README

FOL Idris

I'm definitely not the first person to do this, but I had an idea a while back for correct by construction FOL terms and formulas in a dependently typed language, and finally got around to playing with it, and it is very cool. The idea is I have a type Term representing a term in some first order language, and a type Formula representing a formula in that language. Then, through some careful applications of dependent types, it is only possible to construct well-formed formulas. For example, suppose the signature N contains a binary function symbol Plus, a nullary function symbol (i.e. constant symbol) Zero, and a unary function symbol S. Then you can construct the term Plus(Zero, S(Zero)), but Plus(S(Zero(Zero), Zero)) doesn't type check.

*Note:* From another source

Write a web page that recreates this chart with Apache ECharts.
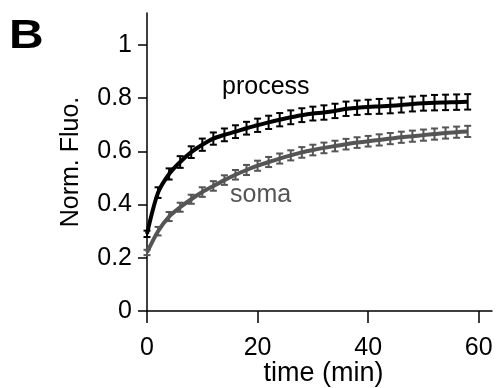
<!DOCTYPE html>
<html>
<head>
<meta charset="utf-8">
<script src="https://cdn.jsdelivr.net/npm/echarts@6/dist/echarts.min.js"></script>
<style>
  html, body { margin: 0; padding: 0; background: #fff; }
  #chart { width: 500px; height: 388px; }
</style>
</head>
<body>
<div id="chart"></div>
<script>
// time points (min)
const times = [0, 2, 4, 6, 8, 10, 12, 14, 16, 18, 20, 22, 24, 26, 28,
  30, 32, 34, 36, 38, 40, 42, 44, 46, 48, 50, 52, 54, 56, 58];

const processMean = [0.29, 0.445, 0.515, 0.56, 0.597, 0.625, 0.648, 0.662, 0.674, 0.687,
  0.698, 0.709, 0.719, 0.728, 0.736, 0.742, 0.746, 0.752, 0.76, 0.764,
  0.767, 0.769, 0.771, 0.774, 0.778, 0.781, 0.783, 0.784, 0.785, 0.786];
const processErr = [0.012, 0.02, 0.021, 0.022, 0.022, 0.023, 0.023, 0.024, 0.024, 0.024,
  0.025, 0.025, 0.025, 0.026, 0.026, 0.026, 0.027, 0.027, 0.027, 0.027,
  0.027, 0.028, 0.028, 0.028, 0.028, 0.028, 0.029, 0.029, 0.029, 0.029];

const somaMean = [0.22, 0.3, 0.355, 0.39, 0.42, 0.447, 0.47, 0.492, 0.512, 0.53,
  0.546, 0.56, 0.573, 0.585, 0.596, 0.605, 0.613, 0.62, 0.627, 0.633,
  0.638, 0.643, 0.648, 0.653, 0.657, 0.661, 0.665, 0.669, 0.672, 0.675];
const somaErr = [0.01, 0.016, 0.017, 0.017, 0.017, 0.018, 0.018, 0.018, 0.018, 0.019,
  0.019, 0.019, 0.019, 0.019, 0.02, 0.02, 0.02, 0.02, 0.02, 0.02,
  0.02, 0.021, 0.021, 0.021, 0.021, 0.021, 0.021, 0.021, 0.021, 0.021];

const xTicks = [0, 20, 40, 60];
const yTicks = [0, 0.2, 0.4, 0.6, 0.8, 1];

const FONT = 'Liberation Sans, Arial, sans-serif';
const PROCESS_COLOR = '#000000';
const SOMA_COLOR = '#555555';

const chart = echarts.init(document.getElementById('chart'));

const toLine = (mean) => times.map((t, i) => [t, mean[i]]);
const toErr = (mean, err) => times.map((t, i) => [t, mean[i] - err[i], mean[i] + err[i]]);

const errBars = (color) => (params, api) => {
  const x = api.value(0);
  const lo = api.coord([x, api.value(1)]);
  const hi = api.coord([x, api.value(2)]);
  const w = 3.5;
  const style = { stroke: color, lineWidth: 2 };
  return {
    type: 'group',
    children: [
      { type: 'line', shape: { x1: lo[0], y1: lo[1], x2: hi[0], y2: hi[1] }, style },
      { type: 'line', shape: { x1: lo[0] - w, y1: lo[1], x2: lo[0] + w, y2: lo[1] }, style },
      { type: 'line', shape: { x1: hi[0] - w, y1: hi[1], x2: hi[0] + w, y2: hi[1] }, style }
    ]
  };
};

const option = {
  animation: false,
  backgroundColor: '#fff',
  textStyle: { fontFamily: FONT },
  grid: { left: 147, right: 8, top: 13, bottom: 77, outerBoundsMode: 'none', containLabel: false },
  xAxis: {
    type: 'value',
    min: 0,
    max: 62.4,
    name: 'time (min)',
    nameLocation: 'middle',
    nameGap: 49,
    nameMoveOverlap: false,
    nameTextStyle: { color: '#000', fontSize: 27, fontFamily: FONT, padding: [0, 0, 0, 8] },
    splitLine: { show: false },
    axisLine: { lineStyle: { color: '#000', width: 1.5 } },
    axisTick: { customValues: xTicks, length: 12, lineStyle: { color: '#000', width: 1.5 } },
    axisLabel: { customValues: xTicks, color: '#000', fontSize: 25, fontFamily: FONT, margin: 25 }
  },
  yAxis: {
    type: 'value',
    min: 0,
    max: 1.12,
    name: 'Norm. Fluo.',
    nameLocation: 'middle',
    nameGap: 63,
    nameMoveOverlap: false,
    nameRotate: 90,
    nameTextStyle: { color: '#000', fontSize: 25, fontFamily: FONT },
    splitLine: { show: false },
    axisLine: { show: true, lineStyle: { color: '#000', width: 1.5 } },
    axisTick: { show: true, customValues: yTicks, length: 9, lineStyle: { color: '#000', width: 1.5 } },
    axisLabel: { customValues: yTicks, color: '#000', fontSize: 25, fontFamily: FONT, margin: 15 }
  },
  graphic: [
    { type: 'text', x: 9, y: 17, scaleX: 1.2, style: { text: 'B', font: 'bold 40px ' + FONT, fill: '#000' } },
    { type: 'text', left: 222, top: 75, style: { text: 'process', font: '25px ' + FONT, fill: '#000' } },
    { type: 'text', left: 230, top: 183, style: { text: 'soma', font: '25px ' + FONT, fill: SOMA_COLOR } }
  ],
  series: [
    {
      name: 'soma',
      type: 'line',
      data: toLine(somaMean),
      showSymbol: false,
      smooth: 0.3,
      lineStyle: { color: SOMA_COLOR, width: 4 },
      z: 2
    },
    {
      name: 'soma err',
      type: 'custom',
      data: toErr(somaMean, somaErr),
      encode: { x: 0, y: [1, 2] },
      renderItem: errBars(SOMA_COLOR),
      z: 3
    },
    {
      name: 'process',
      type: 'line',
      data: toLine(processMean),
      showSymbol: false,
      smooth: 0.3,
      lineStyle: { color: PROCESS_COLOR, width: 4 },
      z: 4
    },
    {
      name: 'process err',
      type: 'custom',
      data: toErr(processMean, processErr),
      encode: { x: 0, y: [1, 2] },
      renderItem: errBars(PROCESS_COLOR),
      z: 5
    }
  ]
};

chart.setOption(option);
</script>
</body>
</html>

Where things start to get really cool is that you can do the same thing with a proof object. So Proof is a type representing a proof, but only correct proofs can even be constructed. Typically you'd have representations of terms, formulas, and proofs, but then would have to write code to verify them; verify that the proof is correct and that the terms and formulas are well formed. You can also very easily play with different logics by just tweaking the constructors of Proof. For example, by removing the constructor Contra from Proof, and adding some other constructors that become necessary, you'd have an intuitionist logic. As it stands, the rules and connectives are extremely minimal, with derived rules existing as proofs in the Logic module¹.

I don't really have a goal with this project, and have just been working on it for fun. There's tons more work that can be done. As it stands, this is far less capable/usable than my last proof assistant, but I think it's pretty cool. It's pretty similar to lisa, but with a more trusted kernel and far less usability.

---

¹

EqRefl and EqTrans are provable from EqE, but using EqE is quite difficult in general, at least without the theorem elimBinder (inc t) s = t stating that adding a variable you don't use to a term then substituting it doesn't do anything, but I was struggling to prove that, not being familiar with Idris's capabilities as a proof assistant.